Pattison, A. L., Trethowan, R. M.
Crop & pasture science 2013 v.64 no.9 pp. 874-880
ash content, color, cookies, crop production, cultivars, dough, durum wheat, endosperm, genetic variation, hardness, loci, markets, minerals, null alleles, protein content, rye, triticale, triticale flour
Triticale (TriticosecaleƗWittmack) is a high yielding cereal crop with the potential to increase grain production for human food in the coming decades. The quality of triticale flour is usually intermediate between its progenitor species; however, there are considerable differences in quality and response to agronomic conditions among cultivars.
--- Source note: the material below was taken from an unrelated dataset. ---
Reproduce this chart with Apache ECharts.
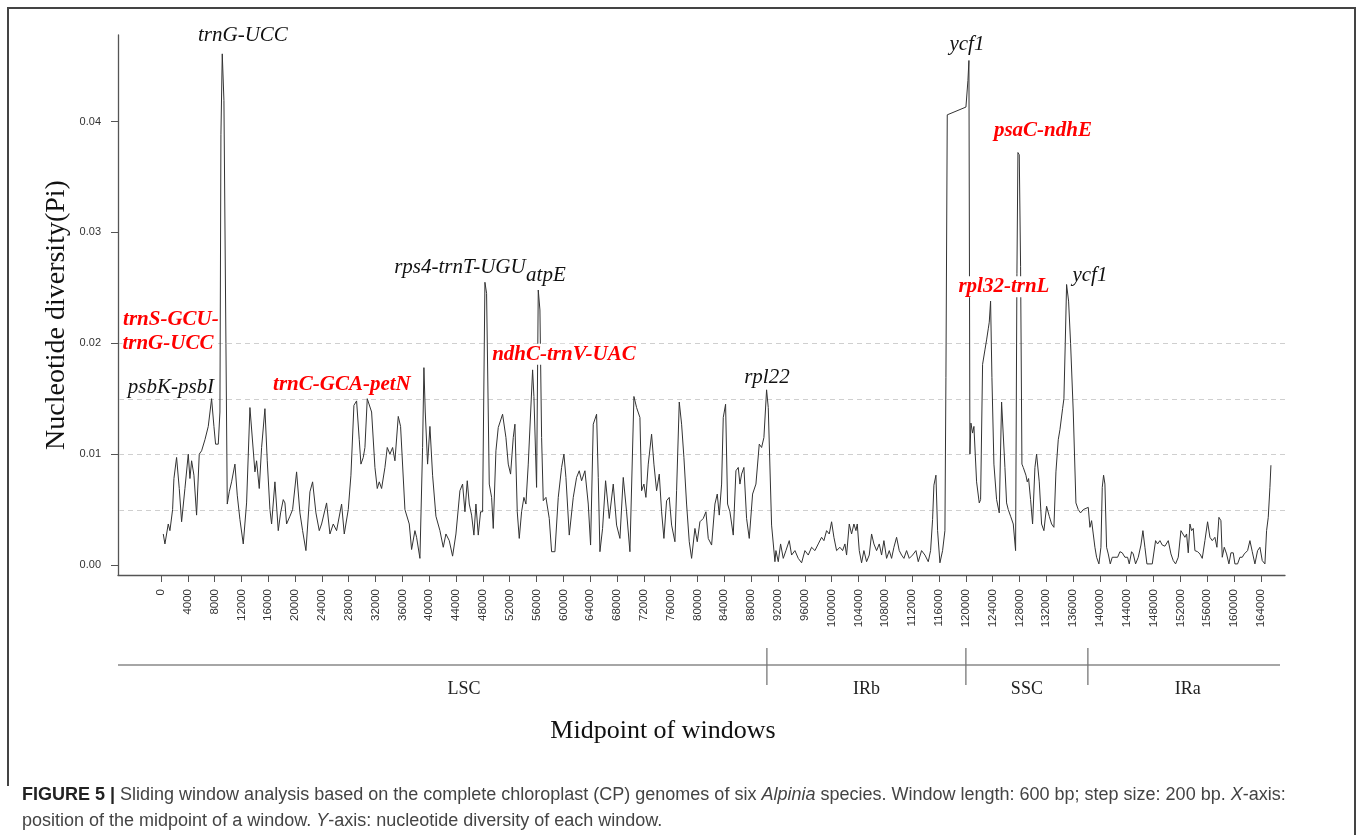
<!DOCTYPE html>
<html>
<head>
<meta charset="utf-8">
<script src="https://cdn.jsdelivr.net/npm/echarts@6/dist/echarts.min.js"></script>
<style>
html,body{margin:0;padding:0;background:#fff;}
#chart{width:1357px;height:835px;}
</style>
</head>
<body>
<div id="chart"></div>
<script>
// ---- DATA ----
// Large single copy (LSC), first part
const lscPos1 = [348,597,1094,1342,1740,1938,2336,2734,3082,3579,4076,4324,4573,4920,5318,5716,6064,6561,7058,7554,7902,8151,8549,8797,8946,9145,9393,9692,9890,10189,10537,11034,11381,11779,12276,12773,13270,13519,14016,14264,14662,15010,15507,15854,16252,16501,16998,17495,17842,18240,18489,18737,19234,19632,20228,20725,21123,21620,22216,22614,23111,23608,23956,24701,25198,25695,26192,26938,27335,27932,28329,28776,29174,29572,29820,30168,30417,30764,31411,31908,32255,32554,32902,33399,33746,34144,34542,34890,35387,35734,36381,37027,37375,37872,38120,38617,39015,39213,39412,39760,40108,40506,41003,41599,42096,42494,42991,43488,43985];
const lscPi1 = [.0028,.0019,.0037,.0031,.0050,.0078,.0097,.0069,.0039,.0069,.0100,.0078,.0094,.0081,.0045,.0100,.0103,.0113,.0125,.0150,.0125,.0109,.0109,.0138,.0388,.0461,.0419,.0200,.0055,.0066,.0075,.0091,.0063,.0041,.0019,.0056,.0142,.0141,.0084,.0094,.0069,.0106,.0141,.0094,.0050,.0037,.0075,.0031,.0047,.0059,.0056,.0037,.0044,.0050,.0084,.0047,.0031,.0013,.0066,.0075,.0047,.0031,.0037,.0056,.0028,.0037,.0031,.0055,.0028,.0050,.0081,.0144,.0148,.0113,.0091,.0097,.0106,.0150,.0138,.0088,.0069,.0075,.0069,.0088,.0106,.0100,.0106,.0094,.0134,.0125,.0050,.0037,.0014,.0031,.0025,.0006,.0106,.0178,.0138,.0091,.0125,.0081,.0044,.0031,.0016,.0028,.0022,.0008,.0028];
// LSC, second part
const lscPos2 = [44581,44979,45327,45674,45973,46321,46668,46967,47315,47662,47961,48309,48557,48955,49303,49551,49949,50297,50943,51440,51788,52135,52533,52782,53129,53427,53775,54123,54422,54770,55417,55614,56012,56261,56509,56758,57006,57404,57901,58249,58746,59243,59740,60087,60386,60883,61479,61976,62374,62722,63219,63467,63716,64063,64461,64710,64958,65207,65455,65853,66300,66847,67443,67940,68437,68934,69431,69928,70525,70922,71419,71668,72015,72313,72661,73158,73506,73904,74302,74650,74997,75395,75793,76141,76638,76886,77284,77632,77979,78377,78775,79123,79620,79967,80365,80862,81260,81608,82105,82602,82949,83248,83596,83844,84192,84490,84838,85335,85733,86081,86329,86578,86925,87323,87721,88218,88715,89212,89560,89907,90305,90553,91050,91548];
const lscPi2 = [.0067,.0073,.0048,.0076,.0055,.0045,.0027,.0055,.0027,.0048,.0048,.0255,.0245,.0073,.0061,.0033,.0103,.0124,.0136,.0115,.0091,.0082,.0115,.0127,.0048,.0024,.0048,.0061,.0055,.0091,.0176,.0152,.0070,.0248,.0230,.0115,.0058,.0061,.0042,.0012,.0012,.0061,.0088,.0100,.0079,.0027,.0061,.0079,.0085,.0076,.0085,.0085,.0055,.0018,.0127,.0127,.0136,.0079,.0012,.0033,.0076,.0042,.0073,.0036,.0024,.0079,.0048,.0012,.0152,.0142,.0133,.0067,.0073,.0061,.0091,.0118,.0091,.0067,.0082,.0048,.0024,.0058,.0061,.0036,.0021,.0067,.0147,.0127,.0097,.0055,.0021,.0006,.0033,.0021,.0039,.0042,.0048,.0024,.0018,.0055,.0064,.0045,.0073,.0133,.0145,.0055,.0048,.0027,.0085,.0088,.0073,.0082,.0088,.0042,.0024,.0064,.0073,.0109,.0106,.0115,.0158,.0142,.0036,.0003];
// Inverted repeat b (IRb)
const irbPos = [91697,92045,92392,92790,93188,93685,94033,94530,95027,95524,96021,96518,97015,97512,98009,98506,98853,99251,99649,99997,100344,100742,101239,101637,101985,102233,102631,102979,103326,103625,103823,104122,104470,104817,105215,105613,105961,106308,106706,107104,107452,107799,108197,108595,108943,109290,109688,110086,110434,110781,111179,111577,112074,112571,112919,113416,113913,114410,114757,115056,115254,115553,115801,116149,116547,116895,117044,117242];
const irbPi = [.0013,.0003,.0019,.0006,.0013,.0022,.0009,.0013,.0006,.0002,.0013,.0009,.0016,.0013,.0019,.0025,.0022,.0031,.0028,.0039,.0025,.0013,.0016,.0013,.0019,.0009,.0037,.0028,.0037,.0031,.0037,.0013,.0002,.0013,.0003,.0009,.0028,.0019,.0013,.0019,.0009,.0022,.0006,.0013,.0006,.0016,.0025,.0013,.0009,.0006,.0013,.0006,.0009,.0013,.0003,.0013,.0009,.0003,.0013,.0041,.0072,.0081,.0031,.0002,.0013,.0031,.0169,.0406];
// Small single copy (SSC)
const sscPos = [120026,120224,120324,120473,120622,120771,121020,121218,121616,122014,122213,122511,122859,123107,123356,123505,123703,123902,124200,124598,124996,125344,125592,125841,126089,126338,126685,127083,127431,127630,127779,127978,128176,128375,128574,128972,129170,129369,129667,129966,130314,130562,130960,131308,131655,132053,132451,132799,133146,133445,133793,134041,134439,134637,134836,135035,135333,135631,136029,136427,136775,137122,137520,138265];
const sscPi = [.0413,.0414,.0437,.0455,.0100,.0128,.0119,.0125,.0075,.0056,.0059,.0181,.0194,.0203,.0213,.0219,.0238,.0169,.0091,.0059,.0047,.0147,.0147,.0088,.0056,.0050,.0044,.0037,.0013,.0263,.0372,.0370,.0269,.0091,.0088,.0081,.0075,.0078,.0059,.0037,.0088,.0100,.0075,.0037,.0031,.0053,.0044,.0037,.0034,.0084,.0113,.0122,.0141,.0150,.0200,.0253,.0238,.0200,.0138,.0056,.0050,.0047,.0050,.0052];
// Inverted repeat a (IRa)
const iraPos = [138514,138762,139011,139259,139508,139855,140154,140352,140551,140750,140999,141247,141545,141843,142241,142639,142987,143334,143732,144130,144378,144726,144975,145322,145720,146118,146416,146714,147012,147460,147807,148304,148603,148951,149298,149696,150193,150591,150939,151286,151684,152082,152380,152678,152927,153175,153424,153672,153921,154169,154567,154915,155262,155660,156058,156406,156753,157151,157449,157747,158046,158244,158543,158891,159238,159537,159885,160133,160531,160879,161226,161525,162022,162370,162717,163115,163513,163861,164208,164606,164855,165103,165352,165501];
const iraPi = [.0034,.0040,.0028,.0016,.0007,.0001,.0016,.0070,.0081,.0073,.0016,.0010,.0001,.0007,.0007,.0007,.0012,.0011,.0007,.0007,.0001,.0012,.0010,.0001,.0007,.0018,.0031,.0016,.0001,.0001,.0001,.0022,.0019,.0022,.0018,.0017,.0022,.0010,.0004,.0001,.0007,.0031,.0028,.0025,.0028,.0011,.0037,.0031,.0033,.0013,.0012,.0010,.0006,.0022,.0039,.0025,.0022,.0025,.0016,.0043,.0040,.0007,.0016,.0010,.0001,.0011,.0011,.0001,.0001,.0007,.0007,.0010,.0013,.0022,.0012,.0001,.0013,.0016,.0004,.0001,.0031,.0043,.0070,.0090];

// Tick labels
const xTicks = [];
for (let v = 0; v <= 164000; v += 4000) xTicks.push(v);
const yTicks = [0, 0.01, 0.02, 0.03, 0.04];
const gridValues = [0.005, 0.01, 0.015, 0.02];

// Genome regions
const regionNames = ['LSC', 'IRb', 'SSC', 'IRa'];
const regionEdges = [0, 90350, 120020, 138210, 168000];

// Peak annotations: [text, position, Pi level where the label sits, highlighted]
const peakLabels = [
  ['trnG-UCC', 12226, 0.0478, false],
  ['psbK-psbI', 1491, 0.0160, false],
  ['rps4-trnT-UGU', 44581, 0.0268, false],
  ['atpE', 57404, 0.0261, false],
  ['rpl22', 90355, 0.0169, false],
  ['ycf1', 120175, 0.0469, false],
  ['ycf1', 138514, 0.0261, false],
  ['trnS-GCU-', 1491, 0.0221, true],
  ['trnG-UCC', 1044, 0.0200, true],
  ['trnC-GCA-petN', 26987, 0.0163, true],
  ['ndhC-trnV-UAC', 60087, 0.0190, true],
  ['rpl32-trnL', 125691, 0.0251, true],
  ['psaC-ndhE', 131506, 0.0392, true]
];

// ---- BUILD ----
function zip(a, b) { return a.map((v, i) => [v, b[i]]); }
const seriesData = [].concat(zip(lscPos1, lscPi1), zip(lscPos2, lscPi2), zip(irbPos, irbPi), zip(sscPos, sscPi), zip(iraPos, iraPi));

const chart = echarts.init(document.getElementById('chart'), null, {renderer: 'canvas'});
const SERIF = '"Liberation Serif", "DejaVu Serif", serif';
const SANS = '"Liberation Sans", Arial, sans-serif';

chart.setOption({
  animation: false,
  backgroundColor: '#fff',
  grid: {left: 118, top: 35, width: 1167, height: 540, containLabel: false},
  xAxis: {
    type: 'value', min: -6400, max: 167600,
    axisLine: {show: true, onZero: false, lineStyle: {color: '#555', width: 1.3}},
    axisTick: {show: true, customValues: xTicks, length: 7, lineStyle: {color: '#555', width: 1}},
    axisLabel: {customValues: xTicks, rotate: 90, margin: 14, fontSize: 11.5, fontFamily: SANS, color: '#333',
      formatter: v => String(Math.round(v))},
    splitLine: {show: false}
  },
  yAxis: {
    type: 'value', min: -0.0009, max: 0.0478,
    axisLine: {show: true, onZero: false, lineStyle: {color: '#555', width: 1.3}},
    axisTick: {show: true, customValues: yTicks, length: 7, lineStyle: {color: '#555', width: 1}},
    axisLabel: {customValues: yTicks, margin: 17, fontSize: 11, fontFamily: SANS, color: '#333',
      formatter: v => v.toFixed(2)},
    splitLine: {show: false}
  },
  series: [{
    type: 'line', data: seriesData, showSymbol: false, symbol: 'none',
    lineStyle: {color: '#333', width: 1}, z: 3
  }]
});

const g = [];
// Dashed reference lines, placed through the y scale and snapped to the pixel grid
const gx0 = chart.convertToPixel({xAxisIndex: 0}, -6400);
const gx1 = chart.convertToPixel({xAxisIndex: 0}, 167600);
gridValues.forEach(v => {
  const py = Math.round(chart.convertToPixel({yAxisIndex: 0}, v)) + 0.5;
  g.push({type: 'line', z: 1, silent: true, shape: {x1: gx0 + 1, y1: py, x2: gx1, y2: py},
    style: {stroke: '#cfcfcf', lineWidth: 1, lineDash: [5, 4]}});
});

// Y axis title
g.push({type: 'text', x: 57, y: 315, rotation: Math.PI / 2, style: {
  text: 'Nucleotide diversity(Pi)', x: 0, y: 0, textAlign: 'center', textVerticalAlign: 'middle',
  font: '28px ' + SERIF, fill: '#111'}});

// Peak annotations positioned through the chart's scales
peakLabels.forEach(([t, x, y, hi]) => {
  const p = chart.convertToPixel({gridIndex: 0}, [x, y]);
  const st = {
    text: t, x: p[0], y: p[1], textAlign: 'center', textVerticalAlign: 'middle',
    font: (hi ? 'italic bold 21px ' : 'italic 21px ') + SERIF, fill: hi ? '#ff0000' : '#111'
  };
  if (hi) st.backgroundColor = '#fff';
  g.push({type: 'text', z: 10, style: st});
});

// Region bar
const barY = 665;
g.push({type: 'line', shape: {x1: 118, y1: barY, x2: 1280, y2: barY}, style: {stroke: '#888', lineWidth: 1.6}});
for (let i = 1; i < regionEdges.length - 1; i++) {
  const px = chart.convertToPixel({xAxisIndex: 0}, regionEdges[i]);
  g.push({type: 'line', shape: {x1: px, y1: barY - 17, x2: px, y2: barY + 20}, style: {stroke: '#777', lineWidth: 1.3}});
}
regionNames.forEach((n, i) => {
  const c = chart.convertToPixel({xAxisIndex: 0}, (regionEdges[i] + regionEdges[i + 1]) / 2);
  g.push({type: 'text', style: {text: n, x: c, y: barY + 24, textAlign: 'center', textVerticalAlign: 'middle',
    font: '18px ' + SERIF, fill: '#222'}});
});

// X axis title
g.push({type: 'text', style: {text: 'Midpoint of windows', x: 663, y: 731, textAlign: 'center', textVerticalAlign: 'middle',
  font: '26px ' + SERIF, fill: '#111'}});

// Figure frame
g.push({type: 'polyline', shape: {points: [[8, 786], [8, 8], [1355, 8], [1355, 835]]}, style: {stroke: '#444', lineWidth: 2, fill: null}});

// Caption
const capStyle = {
  b: {font: 'bold 18px ' + SANS, fill: '#222'},
  n: {font: '18px ' + SANS, fill: '#444'},
  i: {font: 'italic 18px ' + SANS, fill: '#444'}
};
g.push({type: 'text', style: {
  text: '{b|FIGURE 5 |}{n| Sliding window analysis based on the complete chloroplast (CP) genomes of six }{i|Alpinia}{n| species. Window length: 600 bp; step size: 200 bp. }{i|X}{n|-axis:}',
  x: 22, y: 795, textVerticalAlign: 'middle', rich: capStyle
}});
g.push({type: 'text', style: {
  text: '{n|position of the midpoint of a window. }{i|Y}{n|-axis: nucleotide diversity of each window.}',
  x: 22, y: 821, textVerticalAlign: 'middle', rich: capStyle
}});

chart.setOption({graphic: g});
</script>
</body>
</html>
The aim of this research was to quantify existing genetic variation to provide preliminary data for classification of triticale cultivars for a milling market. Eleven triticale cultivars from three growing environments were compared with five wheat cultivars bred for various end users. Average protein content, milling yield, thousand-kernel weight, test weight, hardness, colour and ash content supported previous reports. One cultivar was identified with grain hardness and milling yield equivalent to durum wheat, suggesting a null allele at the rye softness protein locus. Ash content was higher than wheat, particularly in the flour despite lower extraction rates, suggesting triticale naturally stores more minerals in its endosperm and the benchmark for milling-grade triticale should be higher than the standard for wheat. Cookie dough weight of triticale was significantly lower per unit volume, indicating current baking processes must be altered to deal with the generally poor water retention of triticale. Significant differences were observed among cultivars for cookie quality and some produced cookies equivalent to soft wheat. There is a clear need to classify cultivars into suitability for various end users to facilitate production and marketing of quality triticale.